Les garanties de sécurité sont l'alpha et l'omega
L'élément crucial d'un futur accord, ce n'est pas la question de la cession de territoires par l'Ukraine, assure l'analyste Valentin Naumescu sur centrulpolitic.ro :
«Cette guerre compte un agresseur (la Russie) et une victime (l'Ukraine), et les accords de paix doivent refléter cette responsabilité de l'invasion. ... Le point principal, ce n'est pas les territoires, comme beaucoup semblent le penser, mais les garanties de sécurité. Celles-ci priment sur les territoires, car il s'agit de l'avenir de l'Ukraine. ... Le président Trump, qui parle d'une paix durable, le sait bien lui aussi.
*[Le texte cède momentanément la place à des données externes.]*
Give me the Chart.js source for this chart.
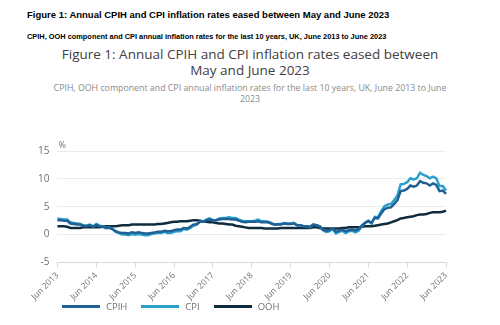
<!DOCTYPE html>
<html>
<head>
<meta charset="utf-8">
<script src="https://cdn.jsdelivr.net/npm/chart.js@4"></script>
<style>
  html, body { margin: 0; padding: 0; background: #fff; }
  body { width: 500px; height: 325px; position: relative; overflow: hidden; font-family: 'Open Sans', sans-serif; }
  .head1 { position: absolute; left: 27px; top: 9px; font: bold 9.5px 'Liberation Sans', Arial, sans-serif; color: #000; white-space: nowrap; }
  .head2 { position: absolute; left: 27px; top: 32px; font: bold 7.4px 'Liberation Sans', Arial, sans-serif; color: #000; white-space: nowrap; }
  .title { position: absolute; left: 0; width: 500px; top: 46px; text-align: center; font-size: 13.5px; line-height: 16px; color: #414042; }
  .subtitle { position: absolute; left: 0; width: 500px; top: 83px; text-align: center; font-size: 8.8px; line-height: 11px; color: #8a8a8a; }
  #wrap { position: absolute; left: 0; top: 135px; width: 500px; height: 170px; }
  #legend { position: absolute; left: 62px; top: 300px; display: flex; font-size: 9.5px; color: #707070; }
  #legend .item { display: flex; align-items: center; margin-right: 14px; }
  #legend .line { width: 38px; height: 3px; margin-right: 6px; }
</style>
</head>
<body>
<div class="head1">Figure 1: Annual CPIH and CPI inflation rates eased between May and June 2023</div>
<div class="head2">CPIH, OOH component and CPI annual inflation rates for the last 10 years, UK, June 2013 to June 2023</div>
<div class="title">Figure 1: Annual CPIH and CPI inflation rates eased between<br>May and June 2023</div>
<div class="subtitle">CPIH, OOH component and CPI annual inflation rates for the last 10 years, UK, June 2013 to June<br>2023</div>
<div id="wrap"><canvas id="chart"></canvas></div>
<div id="legend"></div>
<script>
const MONTHS = ['Jan', 'Feb', 'Mar', 'Apr', 'May', 'Jun', 'Jul', 'Aug', 'Sep', 'Oct', 'Nov', 'Dec'];

// Jun 2013 .. Jun 2023, monthly
const labels = [];
for (let y = 2013; y <= 2023; y++) {
  for (let m = 0; m < 12; m++) {
    if (y === 2013 && m < 5) continue;
    if (y === 2023 && m > 5) continue;
    labels.push(MONTHS[m] + ' ' + y);
  }
}

const cpih = [
  2.6, 2.6, 2.5, 2.5, 2.0, 1.9, 1.8,
  1.8, 1.6, 1.5, 1.7, 1.4, 1.7, 1.5, 1.4, 1.2, 1.2, 1.0, 0.6,
  0.4, 0.3, 0.3, 0.2, 0.4, 0.3, 0.4, 0.3, 0.2, 0.2, 0.3, 0.4,
  0.5, 0.5, 0.7, 0.6, 0.6, 0.8, 0.9, 0.9, 1.2, 1.1, 1.4, 1.8,
  1.9, 2.3, 2.3, 2.6, 2.7, 2.6, 2.6, 2.7, 2.8, 2.8, 2.8, 2.7,
  2.7, 2.5, 2.3, 2.2, 2.3, 2.3, 2.3, 2.4, 2.2, 2.2, 2.2, 2.0,
  1.8, 1.8, 1.8, 2.0, 1.9, 1.9, 2.0, 1.7, 1.7, 1.5, 1.5, 1.4,
  1.8, 1.7, 1.5, 0.9, 0.7, 0.8, 1.1, 0.5, 0.7, 0.9, 0.6, 0.8,
  0.9, 0.7, 1.0, 1.6, 2.1, 2.4, 2.1, 3.0, 2.9, 3.8, 4.6, 4.8,
  4.9, 5.5, 6.2, 7.8, 7.9, 8.2, 8.8, 8.6, 8.8, 9.6, 9.3, 9.2,
  8.8, 9.2, 8.9, 7.8, 7.9, 7.3
];

const cpi = [
  2.9, 2.8, 2.7, 2.7, 2.2, 2.1, 2.0,
  1.9, 1.7, 1.6, 1.8, 1.5, 1.9, 1.6, 1.5, 1.2, 1.3, 1.0, 0.5,
  0.3, 0.0, 0.0, -0.1, 0.1, 0.0, 0.1, 0.0, -0.1, -0.1, 0.1, 0.2,
  0.3, 0.3, 0.5, 0.3, 0.3, 0.5, 0.6, 0.6, 1.0, 0.9, 1.2, 1.6,
  1.8, 2.3, 2.3, 2.7, 2.9, 2.6, 2.6, 2.9, 3.0, 3.0, 3.1, 3.0,
  3.0, 2.7, 2.5, 2.4, 2.4, 2.4, 2.5, 2.7, 2.4, 2.4, 2.3, 2.1,
  1.8, 1.9, 1.9, 2.1, 2.0, 2.0, 2.1, 1.7, 1.7, 1.5, 1.5, 1.3,
  1.8, 1.7, 1.5, 0.8, 0.5, 0.6, 1.0, 0.2, 0.5, 0.7, 0.3, 0.6,
  0.7, 0.4, 0.7, 1.5, 2.1, 2.5, 2.0, 3.2, 3.1, 4.2, 5.1, 5.4,
  5.5, 6.2, 7.0, 9.0, 9.1, 9.4, 10.1, 9.9, 10.1, 11.1, 10.7, 10.5,
  10.1, 10.4, 10.1, 8.7, 8.7, 7.9
];

const ooh = [
  1.5, 1.5, 1.5, 1.4, 1.2, 1.2, 1.2,
  1.2, 1.3, 1.3, 1.3, 1.3, 1.3, 1.3, 1.4, 1.5, 1.5, 1.5, 1.5,
  1.6, 1.7, 1.7, 1.7, 1.8, 1.8, 1.8, 1.8, 1.8, 1.8, 1.8, 1.8,
  1.9, 1.9, 2.0, 2.1, 2.2, 2.3, 2.3, 2.4, 2.4, 2.4, 2.5, 2.6,
  2.6, 2.5, 2.4, 2.3, 2.2, 2.2, 2.1, 2.0, 2.0, 1.9, 1.8, 1.8,
  1.6, 1.5, 1.4, 1.3, 1.2, 1.2, 1.2, 1.2, 1.2, 1.1, 1.1, 1.1,
  1.1, 1.1, 1.2, 1.2, 1.2, 1.2, 1.2, 1.2, 1.2, 1.2, 1.2, 1.2,
  1.3, 1.3, 1.2, 1.1, 1.1, 1.1, 1.1, 1.1, 1.1, 1.2, 1.2, 1.3,
  1.3, 1.3, 1.3, 1.4, 1.5, 1.5, 1.5, 1.6, 1.7, 1.8, 1.9, 2.0,
  2.2, 2.4, 2.6, 2.9, 3.0, 3.1, 3.2, 3.3, 3.5, 3.6, 3.6, 3.7,
  3.9, 4.0, 4.0, 4.0, 4.1, 4.3
];

const yTicks = [-5, 0, 5, 10, 15];

const seriesNames = ['CPIH', 'CPI', 'OOH'];
const seriesColors = ['#206095', '#27a0cc', '#0f2c3f'];

const percentLabel = {
  id: 'percentLabel',
  afterDraw(chart) {
    const { ctx, chartArea } = chart;
    ctx.save();
    ctx.font = "9px 'Open Sans'";
    ctx.fillStyle = '#707070';
    ctx.textBaseline = 'bottom';
    ctx.fillText('%', chartArea.left + 1, chartArea.top - 1);
    ctx.restore();
  }
};

const chart = new Chart(document.getElementById('chart'), {
  type: 'line',
  data: {
    labels: labels,
    datasets: [cpih, cpi, ooh].map((d, i) => ({
      label: seriesNames[i],
      data: d,
      borderColor: seriesColors[i],
      backgroundColor: seriesColors[i],
      borderWidth: 2.5,
      pointRadius: 0,
      tension: 0
    }))
  },
  options: {
    responsive: true,
    maintainAspectRatio: false,
    animation: false,
    layout: { padding: { left: 30, right: 54, top: 16, bottom: 0 } },
    plugins: {
      legend: { display: false },
      tooltip: { enabled: false }
    },
    scales: {
      x: {
        offset: false,
        grid: { drawOnChartArea: false, drawTicks: true, tickLength: 5, color: '#d9d9d9' },
        border: { color: '#d9d9d9' },
        ticks: {
          autoSkip: false,
          maxRotation: 45,
          minRotation: 45,
          color: '#707070',
          font: { family: "'Open Sans'", size: 8.5 },
          callback(value, index) {
            return index % 12 === 0 ? labels[index] : null;
          }
        }
      },
      y: {
        min: -5,
        max: 15,
        afterBuildTicks(axis) {
          axis.ticks = yTicks.map(v => ({ value: v }));
        },
        grid: { color: '#ececec', drawTicks: false },
        border: { display: false },
        ticks: {
          padding: 8,
          color: '#707070',
          font: { family: "'Open Sans'", size: 10 }
        }
      }
    }
  },
  plugins: [percentLabel]
});

const legend = document.getElementById('legend');
chart.data.datasets.forEach(ds => {
  const item = document.createElement('div');
  item.className = 'item';
  const line = document.createElement('span');
  line.className = 'line';
  line.style.background = ds.borderColor;
  const txt = document.createElement('span');
  txt.textContent = ds.label;
  item.appendChild(line);
  item.appendChild(txt);
  legend.appendChild(item);
});
</script>
</body>
</html>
Il ne faut pas non plus oublier que si les accords de Minsk, négociés par la France et l'Allemagne lors de la période Merkel-Hollande (2014 et 2015), ont été un échec, c'est parce qu'ils ne comportaient pas de garanties de sécurité pour l'Ukraine.»
Une question de survie
Večernji list fait état d'une rupture :
«Si Trump estime que des notions jadis forgées par les Etats-Unis de 'monde libre' et d'inaliénabilité de la démocratie appartiennent désormais au passé, eh bien force est de constater que les Etats-Unis et l'Europe vont désormais définitivement suivre des chemins différents. Car l'UE a beau avoir des lacunes à bien des égards, elle ne doit absolument rien céder face aux violations de frontières et aux initiatives susceptibles de récompenser des agresseurs, car il en va de sa survie.»